IT WAS fun, it was flirty and just the right kind of fashion thriller to lift spirits in these tough economic times.

Yes, the West Yorkshire Forget Me Not Trust’s Fashion Show was back wowing a Huddersfield Town Hall audience with pop classics and dozens of models strutting their stuff to show off what will be in our shops this winter, credit crunch or not.

Here were a clutch of the town’s top fashion businesses in confident mood, showing off their new winter ranges and helping the Lindley-based charity to raise the £3m that it needs to build a children’s respite centre and hospice at Brackenhall.
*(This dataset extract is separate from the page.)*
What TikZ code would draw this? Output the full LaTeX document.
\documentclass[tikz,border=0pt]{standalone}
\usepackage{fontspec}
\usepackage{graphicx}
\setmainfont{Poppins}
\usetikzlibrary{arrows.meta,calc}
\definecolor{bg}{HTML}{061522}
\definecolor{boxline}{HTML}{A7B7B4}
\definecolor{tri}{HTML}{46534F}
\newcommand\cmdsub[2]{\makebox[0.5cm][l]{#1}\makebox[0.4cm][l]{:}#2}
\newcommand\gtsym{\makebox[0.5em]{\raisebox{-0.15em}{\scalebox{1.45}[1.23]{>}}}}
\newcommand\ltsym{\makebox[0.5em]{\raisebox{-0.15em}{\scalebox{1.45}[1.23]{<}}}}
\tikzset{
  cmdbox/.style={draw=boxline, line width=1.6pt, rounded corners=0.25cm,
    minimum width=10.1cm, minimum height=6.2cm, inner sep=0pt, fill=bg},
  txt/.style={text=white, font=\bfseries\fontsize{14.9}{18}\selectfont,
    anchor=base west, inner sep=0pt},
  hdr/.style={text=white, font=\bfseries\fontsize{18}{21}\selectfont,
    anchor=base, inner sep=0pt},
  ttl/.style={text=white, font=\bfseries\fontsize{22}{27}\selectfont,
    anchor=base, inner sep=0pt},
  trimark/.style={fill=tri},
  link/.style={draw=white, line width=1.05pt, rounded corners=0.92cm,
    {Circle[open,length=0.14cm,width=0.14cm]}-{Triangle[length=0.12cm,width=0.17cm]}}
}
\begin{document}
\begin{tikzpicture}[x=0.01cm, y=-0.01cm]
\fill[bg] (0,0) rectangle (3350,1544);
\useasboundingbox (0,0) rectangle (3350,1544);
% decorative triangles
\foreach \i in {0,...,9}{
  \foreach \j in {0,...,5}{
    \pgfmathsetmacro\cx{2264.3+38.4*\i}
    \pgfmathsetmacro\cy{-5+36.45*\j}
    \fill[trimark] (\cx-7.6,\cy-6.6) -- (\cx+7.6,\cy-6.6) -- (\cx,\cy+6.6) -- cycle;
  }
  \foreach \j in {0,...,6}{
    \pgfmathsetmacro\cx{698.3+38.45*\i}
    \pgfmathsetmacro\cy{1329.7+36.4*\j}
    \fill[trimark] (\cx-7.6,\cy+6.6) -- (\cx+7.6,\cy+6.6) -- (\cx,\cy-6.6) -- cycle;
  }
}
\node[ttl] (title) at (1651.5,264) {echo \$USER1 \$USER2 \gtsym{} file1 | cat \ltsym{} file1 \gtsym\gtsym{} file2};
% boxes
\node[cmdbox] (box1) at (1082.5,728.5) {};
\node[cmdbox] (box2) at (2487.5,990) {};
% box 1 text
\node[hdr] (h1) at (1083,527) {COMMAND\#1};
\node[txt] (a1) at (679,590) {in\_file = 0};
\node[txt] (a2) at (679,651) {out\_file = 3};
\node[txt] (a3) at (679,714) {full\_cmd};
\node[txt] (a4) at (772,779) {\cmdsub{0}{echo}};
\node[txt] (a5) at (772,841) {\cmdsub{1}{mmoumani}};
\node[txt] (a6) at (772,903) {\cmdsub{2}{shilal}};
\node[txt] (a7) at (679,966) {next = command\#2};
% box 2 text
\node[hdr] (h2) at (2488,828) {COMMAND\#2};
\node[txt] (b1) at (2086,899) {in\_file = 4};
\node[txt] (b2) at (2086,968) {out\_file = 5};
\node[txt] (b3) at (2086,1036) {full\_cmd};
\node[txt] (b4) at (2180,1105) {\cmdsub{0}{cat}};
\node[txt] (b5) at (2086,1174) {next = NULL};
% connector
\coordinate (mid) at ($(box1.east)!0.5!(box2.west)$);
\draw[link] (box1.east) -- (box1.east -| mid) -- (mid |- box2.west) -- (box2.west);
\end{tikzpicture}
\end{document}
Confirmation from the charity’s community fundraiser, Gina Fielding, that the charity had already bought the land for the hospice brought one of the biggest cheers of the night.
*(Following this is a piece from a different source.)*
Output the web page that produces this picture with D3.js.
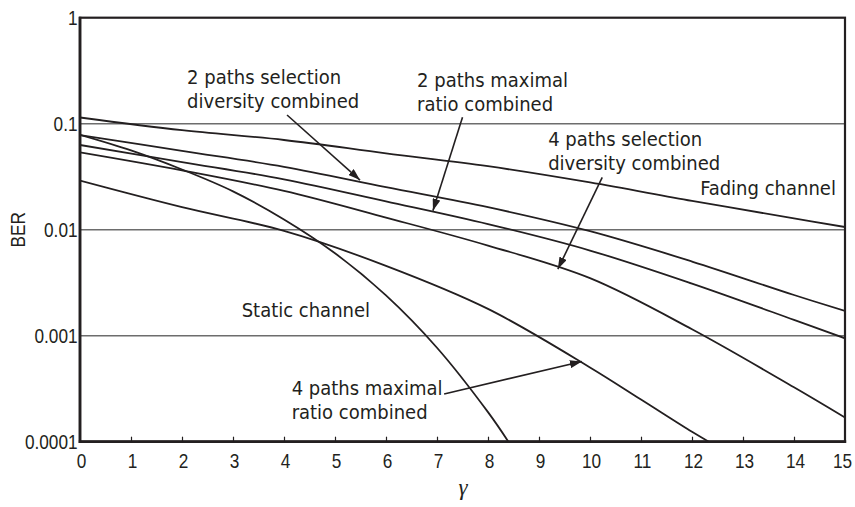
<!DOCTYPE html>
<html>
<head>
<meta charset="utf-8">
<script src="https://cdn.jsdelivr.net/npm/d3@7"></script>
<style>
  html, body { margin: 0; padding: 0; background: #fff; }
  svg { display: block; }
  .note { font-family: "DejaVu Sans Condensed", "DejaVu Sans", sans-serif; fill: #231f20; }
  .tk { font-family: "Liberation Sans", Arial, sans-serif; fill: #231f20; }
</style>
</head>
<body>
<svg id="chart" width="855" height="507"></svg>
<script>
// ---------- data (read from the reference) ----------
const gammaTicks = [0,1,2,3,4,5,6,7,8,9,10,11,12,13,14,15];
const berTicks = [1, 0.1, 0.01, 0.001, 0.0001];
const berTickLabels = ["1", "0.1", "0.01", "0.001", "0.0001"];

const fadingG = [0, 2, 4, 6, 8, 10, 12, 14, 15];
const fadingV = [0.1144, 0.0868, 0.0702, 0.0525, 0.0397, 0.0279, 0.0187, 0.0128, 0.0106];

const sd2G = [0, 2, 4, 6, 8, 10, 12, 14, 15];
const sd2V = [0.0782, 0.0553, 0.0392, 0.0252, 0.0163, 0.00968, 0.00501, 0.00242, 0.00171];

const mrc2G = [0, 2, 4, 6, 8, 10, 12, 14, 15];
const mrc2V = [0.0630, 0.0435, 0.0299, 0.0185, 0.0113, 0.00636, 0.00310, 0.00141, 0.000945];

const sd4G = [0, 2, 4, 6, 8, 10, 12, 14, 15];
const sd4V = [0.0537, 0.0363, 0.0232, 0.0130, 0.00708, 0.00349, 0.00115, 0.000326, 0.000169];

const mrc4G = [0, 2, 4, 6, 8, 10, 11, 12, 12.33];
const mrc4V = [0.0290, 0.0163, 0.00975, 0.00456, 0.00179, 0.000502, 0.00025, 0.000124, 0.0001];

const staticG = [0, 1, 2, 3, 4, 5, 6, 7, 8, 8.4];
const staticV = [0.0786, 0.056, 0.037, 0.023, 0.0125, 0.006, 0.0024, 0.00077, 0.00019, 0.0001];

// annotations: text lines, anchor (left, first baseline) in data units (gamma, BER)
const notes = [
  { lines: ["2 paths selection", "diversity combined"], g: 2.10, v: 0.237 },
  { lines: ["2 paths maximal", "ratio combined"], g: 6.61, v: 0.2205 },
  { lines: ["4 paths selection", "diversity combined"], g: 9.18, v: 0.0616 },
  { lines: ["Fading channel"], g: 12.16, v: 0.0212 },
  { lines: ["Static channel"], g: 3.17, v: 0.0015 },
  { lines: ["4 paths maximal", "ratio combined"], g: 4.15, v: 0.000273 }
];
// arrows: from (g0,v0) to tip (g1,v1)
const arrows = [
  { g0: 4.06, v0: 0.1208, g1: 5.49, v1: 0.0294 },
  { g0: 7.50, v0: 0.1149, g1: 6.92, v1: 0.0151 },
  { g0: 10.24, v0: 0.0311, g1: 9.37, v1: 0.00425 },
  { g0: 7.14, v0: 0.000282, g1: 9.84, v1: 0.000571 }
];

// ---------- layout ----------
const svg = d3.select("#chart");
const L = 80, R = 845, T = 17.7, B = 441.7;
const x = d3.scaleLinear().domain([0, 15]).range([L, R]);
const y = d3.scaleLog().domain([0.0001, 1]).range([B, T]);
const ink = "#231f20";
const tickSize = 21, squeeze = 0.82, noteSize = 20, lineGap = 23.8;

const defs = svg.append("defs");
defs.append("clipPath").attr("id", "clip")
  .append("rect").attr("x", L).attr("y", T).attr("width", R - L).attr("height", B - T);

// gridlines
svg.append("g").selectAll("line").data([0.1, 0.01, 0.001]).join("line")
  .attr("x1", L).attr("x2", R)
  .attr("y1", d => y(d)).attr("y2", d => y(d))
  .attr("stroke", "#6d6d6d").attr("stroke-width", 1.4);

// curves
const line = d3.line().x(d => x(d[0])).y(d => y(d[1])).curve(d3.curveCatmullRom.alpha(0.5));
const series = [
  [fadingG, fadingV], [sd2G, sd2V], [mrc2G, mrc2V],
  [sd4G, sd4V], [mrc4G, mrc4V], [staticG, staticV]
];
svg.append("g").attr("clip-path", "url(#clip)").selectAll("path")
  .data(series.map(([g, v]) => g.map((gg, i) => [gg, v[i]])))
  .join("path")
  .attr("d", line).attr("fill", "none").attr("stroke", ink).attr("stroke-width", 1.8);

// frame
svg.append("rect").attr("x", L).attr("y", T).attr("width", R - L).attr("height", B - T)
  .attr("fill", "none").attr("stroke", ink).attr("stroke-width", 2.2);
svg.append("line").attr("x1", L).attr("x2", L).attr("y1", T - 1).attr("y2", B + 1.2)
  .attr("stroke", ink).attr("stroke-width", 2.8);
svg.append("line").attr("x1", L - 1.2).attr("x2", R + 1.2).attr("y1", B).attr("y2", B)
  .attr("stroke", ink).attr("stroke-width", 2.8);

// x axis
const xAxis = d3.axisBottom(x).tickValues(gammaTicks).tickSize(-5).tickPadding(11)
  .tickFormat(d3.format("d"));
const gx = svg.append("g").attr("transform", `translate(0,${B})`).call(xAxis);
gx.select(".domain").remove();
gx.selectAll(".tick line").attr("stroke", ink).attr("stroke-width", 1.2)
  .filter(d => d === 0 || d === 15).remove();
gx.selectAll(".tick text").attr("class", "tk").attr("font-size", tickSize).attr("fill", ink)
  .attr("transform", d => `translate(${d === 15 ? -3 : 1},0) scale(${squeeze},1)`);

// y axis
const yAxis = d3.axisLeft(y).tickValues(berTicks).tickSize(0).tickPadding(3)
  .tickFormat((d, i) => berTickLabels[i]);
const gy = svg.append("g").attr("transform", `translate(${L},0)`).call(yAxis);
gy.select(".domain").remove();
gy.selectAll(".tick text").attr("class", "tk").attr("font-size", tickSize).attr("fill", ink)
  .attr("transform", `scale(${squeeze},1)`);

// axis titles
svg.append("text").attr("class", "tk").attr("font-size", tickSize)
  .attr("transform", `translate(25,${y(0.01)}) rotate(-90) scale(${squeeze},1)`)
  .attr("text-anchor", "middle").text("BER");
svg.append("text").attr("x", (L + R) / 2 + 0.5).attr("y", 495)
  .attr("text-anchor", "middle").attr("font-family", "'Liberation Serif', 'DejaVu Serif', serif")
  .attr("font-style", "italic").attr("font-size", 23).attr("fill", ink).text("γ");

// annotations
const ng = svg.append("g");
notes.forEach(n => {
  const t = ng.append("text").attr("class", "note").attr("font-size", noteSize)
    .attr("x", x(n.g)).attr("y", y(n.v));
  n.lines.forEach((s, i) => {
    t.append("tspan").attr("x", x(n.g)).attr("dy", i === 0 ? 0 : lineGap).text(s);
  });
});

// arrows
defs.append("marker").attr("id", "arr").attr("viewBox", "0 0 12 8")
  .attr("refX", 12).attr("refY", 4).attr("markerWidth", 12).attr("markerHeight", 8)
  .attr("markerUnits", "userSpaceOnUse").attr("orient", "auto")
  .append("path").attr("d", "M0,0 L12,4 L0,8 Z").attr("fill", ink);
svg.append("g").selectAll("line").data(arrows).join("line")
  .attr("x1", d => x(d.g0)).attr("y1", d => y(d.v0))
  .attr("x2", d => x(d.g1)).attr("y2", d => y(d.v1))
  .attr("stroke", ink).attr("stroke-width", 1.6).attr("marker-end", "url(#arr)");
</script>
</body>
</html>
More still went to the tiny tots who braved the catwalk to model clothes from the Forget Me Not’s own charity shop and from the rails at supermarket Sainsbury’s, proving that these cuties – and yours – can look good without breaking the bank.

Olivia, at two, proved the night’s blonde model discovery for the next generation, while at least two of the boys hit their beds before the final curtain. It’s a tough life in modelling.

In all, eight children strutted their stuff, backed by 24 adult models, many of them familiar faces returning to give their services for a second year.

The five-strong team of male models, including solicitor Voldi Welch and Ross and Richie Clark, the sons of compere for the night Pennine FM’s Paul Clark, strode out in everything from classy suits by C and J Antich to really relaxed looking casualwear from the Forget Me Not’s charity shop which again, wouldn’t break the bank.

Whistles greeted the gorgeous girls wearing the lingerie from Brief Encounter.

But the designer buzz was perhaps seen best in the work of Huddersfield designer Kevan Jon, whose evening wear had the wow factor, plus stunning evening and day wear from House of Eliot.